• **Given problem**: Give the data again exactly as written, skipping any pictures.

• **Given material**:

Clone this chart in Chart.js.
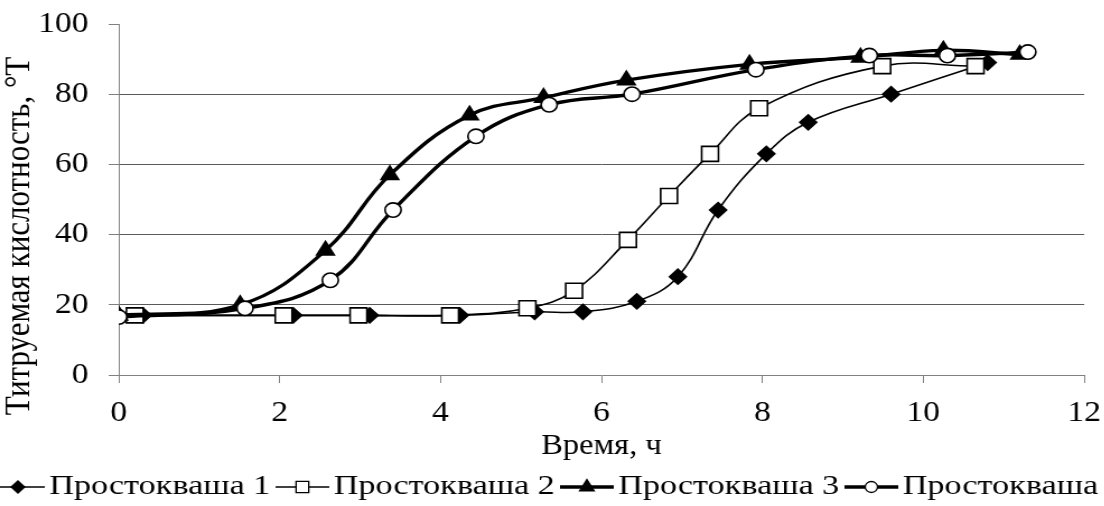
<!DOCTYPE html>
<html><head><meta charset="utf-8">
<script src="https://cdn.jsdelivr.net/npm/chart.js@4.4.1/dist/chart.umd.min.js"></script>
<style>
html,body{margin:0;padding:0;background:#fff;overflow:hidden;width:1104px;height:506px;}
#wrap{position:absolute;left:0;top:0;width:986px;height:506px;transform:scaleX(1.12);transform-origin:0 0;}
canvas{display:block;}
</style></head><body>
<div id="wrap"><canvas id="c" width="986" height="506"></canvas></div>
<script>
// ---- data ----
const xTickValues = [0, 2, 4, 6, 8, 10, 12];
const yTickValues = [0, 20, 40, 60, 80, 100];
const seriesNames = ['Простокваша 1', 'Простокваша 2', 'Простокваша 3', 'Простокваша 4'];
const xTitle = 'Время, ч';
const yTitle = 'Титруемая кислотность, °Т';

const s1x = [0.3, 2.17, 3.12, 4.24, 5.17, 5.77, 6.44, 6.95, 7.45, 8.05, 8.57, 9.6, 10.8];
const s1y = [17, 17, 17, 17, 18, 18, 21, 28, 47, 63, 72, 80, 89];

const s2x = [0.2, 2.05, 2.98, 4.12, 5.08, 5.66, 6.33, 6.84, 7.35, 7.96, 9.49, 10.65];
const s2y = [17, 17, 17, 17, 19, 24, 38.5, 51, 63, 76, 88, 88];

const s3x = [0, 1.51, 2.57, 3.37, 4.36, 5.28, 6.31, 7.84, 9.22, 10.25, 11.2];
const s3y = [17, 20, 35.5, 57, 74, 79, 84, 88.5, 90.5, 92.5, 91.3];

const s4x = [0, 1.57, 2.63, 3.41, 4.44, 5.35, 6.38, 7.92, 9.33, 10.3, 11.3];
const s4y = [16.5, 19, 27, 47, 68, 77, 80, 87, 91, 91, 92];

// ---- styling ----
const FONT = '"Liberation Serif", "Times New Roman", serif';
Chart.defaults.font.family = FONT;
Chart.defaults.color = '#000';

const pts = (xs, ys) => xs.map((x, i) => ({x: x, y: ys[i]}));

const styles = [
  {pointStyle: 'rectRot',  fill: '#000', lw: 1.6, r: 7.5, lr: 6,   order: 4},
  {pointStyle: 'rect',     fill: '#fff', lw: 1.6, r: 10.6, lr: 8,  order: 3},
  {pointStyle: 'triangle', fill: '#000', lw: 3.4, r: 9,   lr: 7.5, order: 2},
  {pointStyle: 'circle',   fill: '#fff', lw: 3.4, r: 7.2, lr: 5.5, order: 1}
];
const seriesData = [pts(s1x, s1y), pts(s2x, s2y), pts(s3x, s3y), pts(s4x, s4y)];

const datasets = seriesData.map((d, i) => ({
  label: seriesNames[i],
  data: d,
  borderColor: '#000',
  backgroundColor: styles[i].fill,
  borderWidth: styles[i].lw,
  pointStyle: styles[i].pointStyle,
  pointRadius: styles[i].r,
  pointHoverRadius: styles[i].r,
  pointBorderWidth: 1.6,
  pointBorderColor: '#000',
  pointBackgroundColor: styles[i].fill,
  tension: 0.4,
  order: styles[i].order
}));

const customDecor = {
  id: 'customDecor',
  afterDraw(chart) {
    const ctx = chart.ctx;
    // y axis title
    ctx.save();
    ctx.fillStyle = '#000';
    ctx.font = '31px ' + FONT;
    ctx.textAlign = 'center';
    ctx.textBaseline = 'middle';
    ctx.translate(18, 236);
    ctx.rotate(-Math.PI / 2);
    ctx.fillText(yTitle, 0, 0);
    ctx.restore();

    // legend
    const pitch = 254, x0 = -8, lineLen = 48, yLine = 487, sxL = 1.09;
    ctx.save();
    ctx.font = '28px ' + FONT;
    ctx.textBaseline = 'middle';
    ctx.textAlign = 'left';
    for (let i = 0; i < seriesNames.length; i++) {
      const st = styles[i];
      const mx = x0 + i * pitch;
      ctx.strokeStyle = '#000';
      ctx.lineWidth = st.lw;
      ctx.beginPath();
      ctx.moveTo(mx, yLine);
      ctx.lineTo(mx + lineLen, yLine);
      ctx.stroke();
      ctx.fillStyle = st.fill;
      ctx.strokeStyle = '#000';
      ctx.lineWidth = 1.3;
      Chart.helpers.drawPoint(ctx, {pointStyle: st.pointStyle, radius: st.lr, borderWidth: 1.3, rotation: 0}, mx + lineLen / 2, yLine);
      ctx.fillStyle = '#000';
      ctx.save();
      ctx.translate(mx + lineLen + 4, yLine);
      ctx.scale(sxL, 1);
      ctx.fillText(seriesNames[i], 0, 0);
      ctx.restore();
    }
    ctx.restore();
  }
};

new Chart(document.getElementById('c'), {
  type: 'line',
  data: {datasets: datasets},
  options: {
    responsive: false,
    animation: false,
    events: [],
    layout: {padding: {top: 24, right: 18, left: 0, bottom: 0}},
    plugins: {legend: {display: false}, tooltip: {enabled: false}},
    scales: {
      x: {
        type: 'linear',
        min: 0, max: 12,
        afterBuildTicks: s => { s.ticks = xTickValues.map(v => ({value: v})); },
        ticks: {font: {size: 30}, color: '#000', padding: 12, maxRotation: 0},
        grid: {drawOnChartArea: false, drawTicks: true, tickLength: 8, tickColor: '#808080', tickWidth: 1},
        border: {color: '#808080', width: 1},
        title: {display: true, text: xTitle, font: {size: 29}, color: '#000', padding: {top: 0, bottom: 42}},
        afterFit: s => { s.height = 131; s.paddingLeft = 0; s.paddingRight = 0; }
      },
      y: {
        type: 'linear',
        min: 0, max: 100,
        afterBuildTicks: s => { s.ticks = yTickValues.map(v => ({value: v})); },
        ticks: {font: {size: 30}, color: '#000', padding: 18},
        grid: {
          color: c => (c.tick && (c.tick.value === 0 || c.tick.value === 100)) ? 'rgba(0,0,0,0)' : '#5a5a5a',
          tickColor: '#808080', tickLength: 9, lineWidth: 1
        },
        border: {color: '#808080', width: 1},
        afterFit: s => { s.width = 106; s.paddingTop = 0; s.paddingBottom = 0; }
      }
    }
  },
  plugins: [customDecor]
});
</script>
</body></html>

• **Answer to the task**:
Clone this chart in Chart.js.
<!DOCTYPE html>
<html><head><meta charset="utf-8">
<script src="https://cdn.jsdelivr.net/npm/chart.js@4.4.1/dist/chart.umd.min.js"></script>
<style>
html,body{margin:0;padding:0;background:#fff;overflow:hidden;width:1104px;height:506px;}
#wrap{position:absolute;left:0;top:0;width:986px;height:506px;transform:scaleX(1.12);transform-origin:0 0;}
canvas{display:block;}
</style></head><body>
<div id="wrap"><canvas id="c" width="986" height="506"></canvas></div>
<script>
// ---- data ----
const xTickValues = [0, 2, 4, 6, 8, 10, 12];
const yTickValues = [0, 20, 40, 60, 80, 100];
const seriesNames = ['Простокваша 1', 'Простокваша 2', 'Простокваша 3', 'Простокваша 4'];
const xTitle = 'Время, ч';
const yTitle = 'Титруемая кислотность, °Т';

const s1x = [0.3, 2.17, 3.12, 4.24, 5.17, 5.77, 6.44, 6.95, 7.45, 8.05, 8.57, 9.6, 10.8];
const s1y = [17, 17, 17, 17, 18, 18, 21, 28, 47, 63, 72, 80, 89];

const s2x = [0.2, 2.05, 2.98, 4.12, 5.08, 5.66, 6.33, 6.84, 7.35, 7.96, 9.49, 10.65];
const s2y = [17, 17, 17, 17, 19, 24, 38.5, 51, 63, 76, 88, 88];

const s3x = [0, 1.51, 2.57, 3.37, 4.36, 5.28, 6.31, 7.84, 9.22, 10.25, 11.2];
const s3y = [17, 20, 35.5, 57, 74, 79, 84, 88.5, 90.5, 92.5, 91.3];

const s4x = [0, 1.57, 2.63, 3.41, 4.44, 5.35, 6.38, 7.92, 9.33, 10.3, 11.3];
const s4y = [16.5, 19, 27, 47, 68, 77, 80, 87, 91, 91, 92];

// ---- styling ----
const FONT = '"Liberation Serif", "Times New Roman", serif';
Chart.defaults.font.family = FONT;
Chart.defaults.color = '#000';

const pts = (xs, ys) => xs.map((x, i) => ({x: x, y: ys[i]}));

const styles = [
  {pointStyle: 'rectRot',  fill: '#000', lw: 1.6, r: 7.5, lr: 6,   order: 4},
  {pointStyle: 'rect',     fill: '#fff', lw: 1.6, r: 10.6, lr: 8,  order: 3},
  {pointStyle: 'triangle', fill: '#000', lw: 3.4, r: 9,   lr: 7.5, order: 2},
  {pointStyle: 'circle',   fill: '#fff', lw: 3.4, r: 7.2, lr: 5.5, order: 1}
];
const seriesData = [pts(s1x, s1y), pts(s2x, s2y), pts(s3x, s3y), pts(s4x, s4y)];

const datasets = seriesData.map((d, i) => ({
  label: seriesNames[i],
  data: d,
  borderColor: '#000',
  backgroundColor: styles[i].fill,
  borderWidth: styles[i].lw,
  pointStyle: styles[i].pointStyle,
  pointRadius: styles[i].r,
  pointHoverRadius: styles[i].r,
  pointBorderWidth: 1.6,
  pointBorderColor: '#000',
  pointBackgroundColor: styles[i].fill,
  tension: 0.4,
  order: styles[i].order
}));

const customDecor = {
  id: 'customDecor',
  afterDraw(chart) {
    const ctx = chart.ctx;
    // y axis title
    ctx.save();
    ctx.fillStyle = '#000';
    ctx.font = '31px ' + FONT;
    ctx.textAlign = 'center';
    ctx.textBaseline = 'middle';
    ctx.translate(18, 236);
    ctx.rotate(-Math.PI / 2);
    ctx.fillText(yTitle, 0, 0);
    ctx.restore();

    // legend
    const pitch = 254, x0 = -8, lineLen = 48, yLine = 487, sxL = 1.09;
    ctx.save();
    ctx.font = '28px ' + FONT;
    ctx.textBaseline = 'middle';
    ctx.textAlign = 'left';
    for (let i = 0; i < seriesNames.length; i++) {
      const st = styles[i];
      const mx = x0 + i * pitch;
      ctx.strokeStyle = '#000';
      ctx.lineWidth = st.lw;
      ctx.beginPath();
      ctx.moveTo(mx, yLine);
      ctx.lineTo(mx + lineLen, yLine);
      ctx.stroke();
      ctx.fillStyle = st.fill;
      ctx.strokeStyle = '#000';
      ctx.lineWidth = 1.3;
      Chart.helpers.drawPoint(ctx, {pointStyle: st.pointStyle, radius: st.lr, borderWidth: 1.3, rotation: 0}, mx + lineLen / 2, yLine);
      ctx.fillStyle = '#000';
      ctx.save();
      ctx.translate(mx + lineLen + 4, yLine);
      ctx.scale(sxL, 1);
      ctx.fillText(seriesNames[i], 0, 0);
      ctx.restore();
    }
    ctx.restore();
  }
};

new Chart(document.getElementById('c'), {
  type: 'line',
  data: {datasets: datasets},
  options: {
    responsive: false,
    animation: false,
    events: [],
    layout: {padding: {top: 24, right: 18, left: 0, bottom: 0}},
    plugins: {legend: {display: false}, tooltip: {enabled: false}},
    scales: {
      x: {
        type: 'linear',
        min: 0, max: 12,
        afterBuildTicks: s => { s.ticks = xTickValues.map(v => ({value: v})); },
        ticks: {font: {size: 30}, color: '#000', padding: 12, maxRotation: 0},
        grid: {drawOnChartArea: false, drawTicks: true, tickLength: 8, tickColor: '#808080', tickWidth: 1},
        border: {color: '#808080', width: 1},
        title: {display: true, text: xTitle, font: {size: 29}, color: '#000', padding: {top: 0, bottom: 42}},
        afterFit: s => { s.height = 131; s.paddingLeft = 0; s.paddingRight = 0; }
      },
      y: {
        type: 'linear',
        min: 0, max: 100,
        afterBuildTicks: s => { s.ticks = yTickValues.map(v => ({value: v})); },
        ticks: {font: {size: 30}, color: '#000', padding: 18},
        grid: {
          color: c => (c.tick && (c.tick.value === 0 || c.tick.value === 100)) ? 'rgba(0,0,0,0)' : '#5a5a5a',
          tickColor: '#808080', tickLength: 9, lineWidth: 1
        },
        border: {color: '#808080', width: 1},
        afterFit: s => { s.width = 106; s.paddingTop = 0; s.paddingBottom = 0; }
      }
    }
  },
  plugins: [customDecor]
});
</script>
</body></html>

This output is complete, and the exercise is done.